Rinzler gave Acosta a book deal. “I did not have the idea to publish his autobiography because I was trying to mollify Oscar or get rid of him in some way,” Rinzler told me recently. “I did it because I thought he was a good writer. He had a voice.” Acosta went on to write two novels: “The Autobiography of a Brown Buffalo,” a semi-fictional account of his upbringing, published in 1972, and “The Revolt of the Cockroach People,” a roman à clef about the Chicano movement, published in 1973. They have become controversial classics, as canonical in Chicano literature as Thompson’s work is in any New Journalism syllabus. They are slippery and unclassifiable and, in places, wildly bigoted and misogynistic. They offer a rare perspective from a period when very few Mexican-Americans were getting published. Rodriguez, whose documentary about Acosta, “The Rise and Fall of the Brown Buffalo,” aired on PBS in 2018, describes the books as sacred texts, elliptical and strange but revelatory in their candor. “It wasn’t this prosaic magical-realism, white-pleasing, noble-savage shit that so much of Chicano literature traded in,” he told me.

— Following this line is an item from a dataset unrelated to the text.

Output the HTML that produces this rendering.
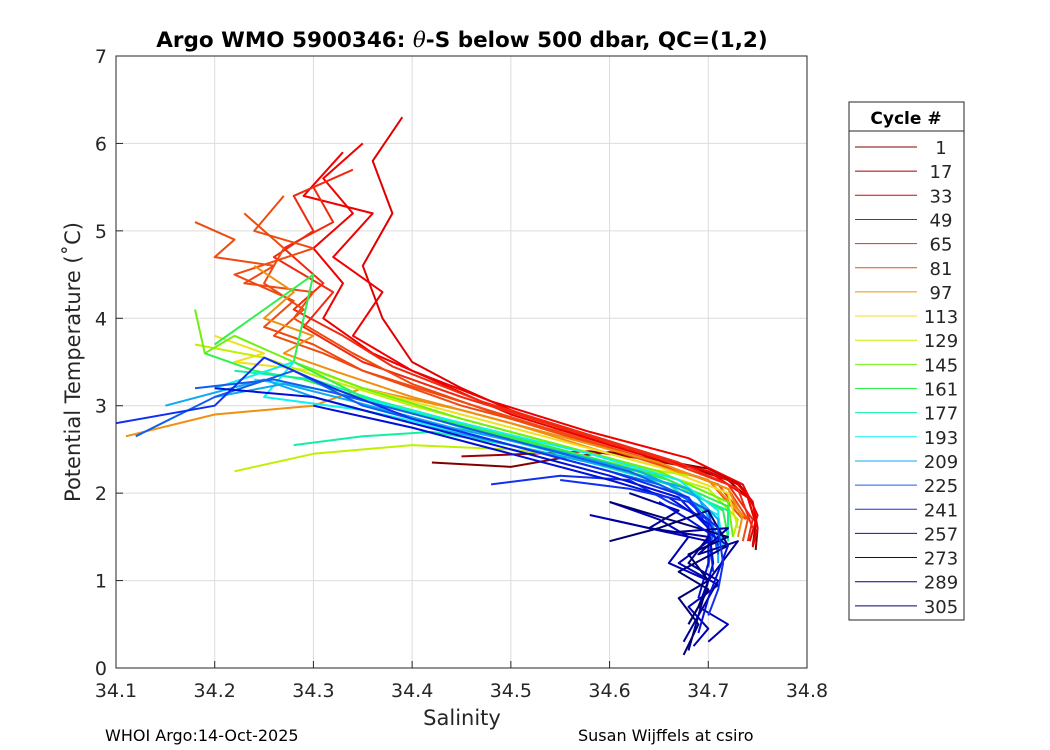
<!DOCTYPE html>
<html><head><meta charset="utf-8"><style>
body{margin:0;background:#fff;}
svg{display:block;font-family:"DejaVu Sans","Liberation Sans",sans-serif;}
</style></head><body>
<svg id="c" width="1050" height="750" viewBox="0 0 1050 750">
<rect width="1050" height="750" fill="#fff"/>
<g id="grid"></g>
<g id="plot"></g>
<rect x="116" y="56" width="691" height="612" fill="none" stroke="#262626" stroke-width="1"/>
<g id="ticks"></g>
<text x="462" y="47" text-anchor="middle" font-size="21.5" font-weight="bold" fill="#000">Argo WMO 5900346: <tspan font-style="italic" font-weight="normal" font-family="DejaVu Serif,serif">θ</tspan>-S below 500 dbar,  QC=(1,2)</text>
<text x="462" y="725" text-anchor="middle" font-size="21" fill="#262626">Salinity</text>
<text transform="translate(80,362) rotate(-90)" text-anchor="middle" font-size="21" fill="#262626">Potential Temperature (˚C)</text>
<text x="105" y="741" font-size="16" fill="#000">WHOI Argo:14-Oct-2025</text>
<text x="578" y="741" font-size="16" fill="#000">Susan Wijffels at csiro</text>
<g id="legend"></g>
</svg>
<script>
const xTicks=[34.1,34.2,34.3,34.4,34.5,34.6,34.7,34.8];
const yTicks=[0,1,2,3,4,5,6,7];
const legendCycles=[1,17,33,49,65,81,97,113,129,145,161,177,193,209,225,241,257,273,289,305];
const legendColors=["#800000","#a00000","#e00000","#f00000","#f02a10","#f04a10","#f09010","#f0e020","#c0f000","#70f010","#30f050","#10f0a0","#10f0f0","#10a8f0","#1060f0","#1030f0","#0010d8","#0000b8","#000098","#000070"];
// curves: color index (legend group), salinity list, temperature list
const curveGroup=[0,1,2,3,3,4,4,5,5,5,6,6,7,8,8,9,10,10,11,11,12,12,13,13,14,14,15,15,16,16,17,17,18,18,19,19,16,15];
const curveSal=[
[34.42,34.5,34.55,34.6,34.65,34.7,34.73,34.745,34.75,34.748],
[34.45,34.52,34.58,34.63,34.68,34.72,34.74,34.748,34.745],
[34.39,34.36,34.38,34.35,34.37,34.4,34.45,34.5,34.55,34.6,34.65,34.7,34.73,34.745,34.75,34.745],
[34.35,34.31,34.34,34.3,34.33,34.31,34.36,34.42,34.5,34.6,34.7,34.74,34.75,34.745],
[34.33,34.29,34.36,34.32,34.37,34.34,34.4,34.48,34.58,34.68,34.735,34.75,34.742],
[34.34,34.28,34.3,34.26,34.32,34.29,34.35,34.45,34.55,34.65,34.72,34.745,34.74],
[34.3,34.32,34.27,34.31,34.28,34.33,34.38,34.47,34.57,34.67,34.73,34.745],
[34.27,34.24,34.3,34.22,34.28,34.25,34.3,34.35,34.45,34.55,34.65,34.72,34.74,34.735],
[34.18,34.22,34.2,34.26,34.23,34.3,34.28,34.34,34.4,34.5,34.6,34.7,34.735],
[34.23,34.27,34.25,34.29,34.26,34.31,34.35,34.42,34.52,34.62,34.71,34.738],
[34.24,34.28,34.25,34.3,34.27,34.32,34.4,34.5,34.6,34.7,34.735,34.73],
[34.11,34.2,34.3,34.35,34.45,34.55,34.65,34.72,34.735],
[34.2,34.25,34.22,34.3,34.35,34.45,34.55,34.65,34.72,34.73],
[34.18,34.25,34.3,34.4,34.5,34.6,34.7,34.73,34.725],
[34.22,34.3,34.4,34.5,34.6,34.68],
[34.18,34.19,34.22,34.28,34.35,34.45,34.55,34.65,34.72,34.725],
[34.2,34.3,34.28,34.35,34.45,34.55,34.65,34.72,34.72],
[34.19,34.24,34.29,34.36,34.46,34.56,34.66,34.715,34.72],
[34.22,34.3,34.38,34.45,34.55,34.65,34.72,34.72],
[34.28,34.35,34.42,34.5,34.58,34.66,34.7],
[34.2,34.28,34.25,34.35,34.45,34.55,34.65,34.71,34.715],
[34.24,34.3,34.38,34.48,34.58,34.67,34.71,34.712],
[34.15,34.25,34.3,34.4,34.5,34.6,34.68,34.71,34.71],
[34.2,34.27,34.34,34.44,34.54,34.63,34.69,34.71],
[34.12,34.2,34.28,34.35,34.45,34.55,34.65,34.7,34.71],
[34.18,34.26,34.32,34.42,34.52,34.62,34.68,34.705,34.7],
[34.1,34.2,34.25,34.32,34.4,34.5,34.6,34.68,34.7,34.705],
[34.48,34.55,34.62,34.66,34.7,34.71],
[34.2,34.3,34.4,34.5,34.6,34.67,34.7,34.7,34.69],
[34.3,34.4,34.5,34.6,34.66,34.7,34.705,34.695,34.68],
[34.6,34.65,34.68,34.66,34.7,34.69,34.72,34.7],
[34.58,34.64,34.7,34.67,34.71,34.68,34.7,34.685],
[34.62,34.67,34.64,34.7,34.68,34.71,34.69,34.68],
[34.6,34.66,34.72,34.69,34.73,34.7,34.69,34.675],
[34.6,34.66,34.72,34.68,34.7,34.67,34.69,34.675],
[34.6,34.65,34.7,34.72,34.67,34.7,34.68],
[34.65,34.68,34.7,34.72,34.71,34.7,34.69],
[34.55,34.62,34.68,34.71,34.715,34.71,34.7]
];
const curveTemp=[
[2.35,2.3,2.4,2.47,2.38,2.28,2.12,1.9,1.6,1.35],
[2.42,2.45,2.48,2.4,2.3,2.15,1.95,1.65,1.4],
[6.3,5.8,5.2,4.6,4.0,3.5,3.2,2.95,2.75,2.55,2.38,2.25,2.1,1.9,1.6,1.38],
[6.0,5.6,5.2,4.8,4.4,4.0,3.6,3.3,2.9,2.55,2.25,1.95,1.6,1.4],
[5.9,5.4,5.2,4.7,4.3,3.8,3.4,3.05,2.7,2.4,2.1,1.75,1.45],
[5.7,5.4,5.0,4.7,4.3,3.9,3.5,3.1,2.75,2.4,2.1,1.7,1.45],
[5.5,5.1,4.8,4.4,4.1,3.8,3.45,3.05,2.7,2.35,2.05,1.6],
[5.4,5.0,4.8,4.5,4.2,3.9,3.7,3.4,3.0,2.7,2.35,2.05,1.7,1.45],
[5.1,4.9,4.7,4.6,4.4,4.3,4.0,3.6,3.25,2.85,2.5,2.15,1.7],
[5.2,4.8,4.4,4.1,3.8,3.6,3.4,3.15,2.8,2.45,2.1,1.7],
[4.6,4.3,4.0,3.8,3.6,3.4,3.1,2.8,2.45,2.15,1.75,1.5],
[2.65,2.9,3.0,3.2,2.95,2.65,2.35,2.05,1.7],
[3.8,3.6,3.5,3.4,3.2,2.9,2.6,2.3,2.0,1.6],
[3.7,3.55,3.35,3.0,2.7,2.4,2.05,1.7,1.5],
[2.25,2.45,2.55,2.5,2.35,2.2],
[4.1,3.6,3.8,3.5,3.2,2.85,2.55,2.25,1.9,1.5],
[3.7,4.5,3.5,3.1,2.8,2.5,2.2,1.85,1.45],
[3.6,3.4,3.3,3.05,2.75,2.45,2.15,1.8,1.5],
[3.4,3.3,3.0,2.75,2.45,2.15,1.8,1.45],
[2.55,2.65,2.7,2.55,2.35,2.1,1.75],
[3.2,3.5,3.1,2.95,2.7,2.4,2.1,1.75,1.4],
[3.3,3.2,3.0,2.72,2.45,2.15,1.8,1.45],
[3.0,3.3,3.1,2.8,2.55,2.3,2.05,1.7,1.2],
[3.1,3.25,3.05,2.75,2.5,2.25,1.95,1.5],
[2.65,3.1,3.4,3.0,2.7,2.4,2.1,1.8,1.3],
[3.2,3.3,3.15,2.85,2.55,2.25,1.95,1.6,1.15],
[2.8,3.0,3.55,3.2,2.85,2.55,2.25,1.95,1.6,1.1],
[2.1,2.2,2.15,1.9,1.7,1.4],
[3.2,3.1,2.8,2.5,2.2,1.95,1.6,1.2,0.8],
[3.0,2.75,2.45,2.15,1.95,1.65,1.2,0.8,0.5],
[1.9,1.7,1.5,1.2,1.0,0.7,0.5,0.3],
[1.75,1.6,1.45,1.2,0.95,0.7,0.45,0.25],
[2.0,1.8,1.6,1.5,1.2,1.0,0.6,0.2],
[1.7,1.55,1.6,1.3,1.45,1.0,0.6,0.3],
[1.9,1.7,1.5,1.3,1.0,0.8,0.5,0.15],
[1.45,1.6,1.8,1.4,1.1,0.9,0.5],
[1.9,1.7,1.55,1.4,1.1,0.8,0.4],
[2.15,2.05,1.9,1.6,1.2,0.9,0.6]
];
const NS="http://www.w3.org/2000/svg";
const X0=116,X1=807,Y0=668,Y1=56;
function sx(s){return X0+(s-34.1)/(34.8-34.1)*(X1-X0);}
function sy(t){return Y0-(t-0)/(7-0)*(Y0-Y1);}
function mk(tag,attrs,parent){const e=document.createElementNS(NS,tag);for(const k in attrs)e.setAttribute(k,attrs[k]);parent.appendChild(e);return e;}
const grid=document.getElementById('grid'),ticks=document.getElementById('ticks'),plot=document.getElementById('plot'),leg=document.getElementById('legend');
xTicks.forEach(v=>{
  const x=sx(v);
  const g=mk('line',{x1:x,x2:x,y1:Y1,y2:Y0,stroke:'#dcdcdc','stroke-width':1},grid);
  
  
  const t=mk('line',{x1:x,x2:x,y1:Y0,y2:Y0-7,stroke:'#262626'},ticks);
  
  
  const l=mk('text',{x:x,y:697,'text-anchor':'middle','font-size':19,fill:'#262626'},ticks);
  l.textContent=v.toFixed(1);
  
  
});
yTicks.forEach(v=>{
  const y=sy(v);
  const g=mk('line',{x1:X0,x2:X1,y1:y,y2:y,stroke:'#dcdcdc','stroke-width':1},grid);
  
  
  const t=mk('line',{x1:X0,x2:X0+7,y1:y,y2:y,stroke:'#262626'},ticks);
  
  
  const l=mk('text',{x:107,y:y+7,'text-anchor':'end','font-size':19,fill:'#262626'},ticks);
  l.textContent=v;
  
  
});
curveSal.forEach((sal,i)=>{
  const pts=sal.map((s,j)=>sx(s).toFixed(1)+','+sy(curveTemp[i][j]).toFixed(1)).join(' ');
  const p=mk('polyline',{points:pts,fill:'none',stroke:legendColors[curveGroup[i]],'stroke-width':2,'stroke-linejoin':'round'},plot);
  
  
});
const lb=mk('rect',{x:849,y:102,width:115,height:518,fill:'#fff',stroke:'#262626'},leg);


mk('line',{x1:849,x2:964,y1:131,y2:131,stroke:'#262626'},leg);
const lt=mk('text',{x:906,y:124,'text-anchor':'middle','font-size':17,'font-weight':'bold',fill:'#000'},leg);
lt.textContent='Cycle #';


legendCycles.forEach((c,i)=>{
  const y=147+i*24.15;
  const g=mk('g',{},leg);
  
  
  mk('line',{x1:855,x2:917,y1:y,y2:y,stroke:legendColors[i],'stroke-width':1},g);
  const t=mk('text',{x:941,y:y+7,'text-anchor':'middle','font-size':18,fill:'#262626'},g);
  t.textContent=c;
});
</script>
</body></html>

Acosta vanished a year after his second book was published; he is presumed dead, but his disappearance remains a mystery. Meanwhile, his novels have become the subjects of scholarly inquiry, his name figures heavily in histories of the Chicano movement, and his legal strategies are analyzed as templates for challenging institutional racism in court. And yet, if Acosta lives in the white imagination at all, it is as Raoul Duke’s wingman—a bombastic, cartoonish “ethnic” attorney whose ethnicity is obscured. For many readers of “Fear and Loathing,” the real Oscar Acosta remains invisible.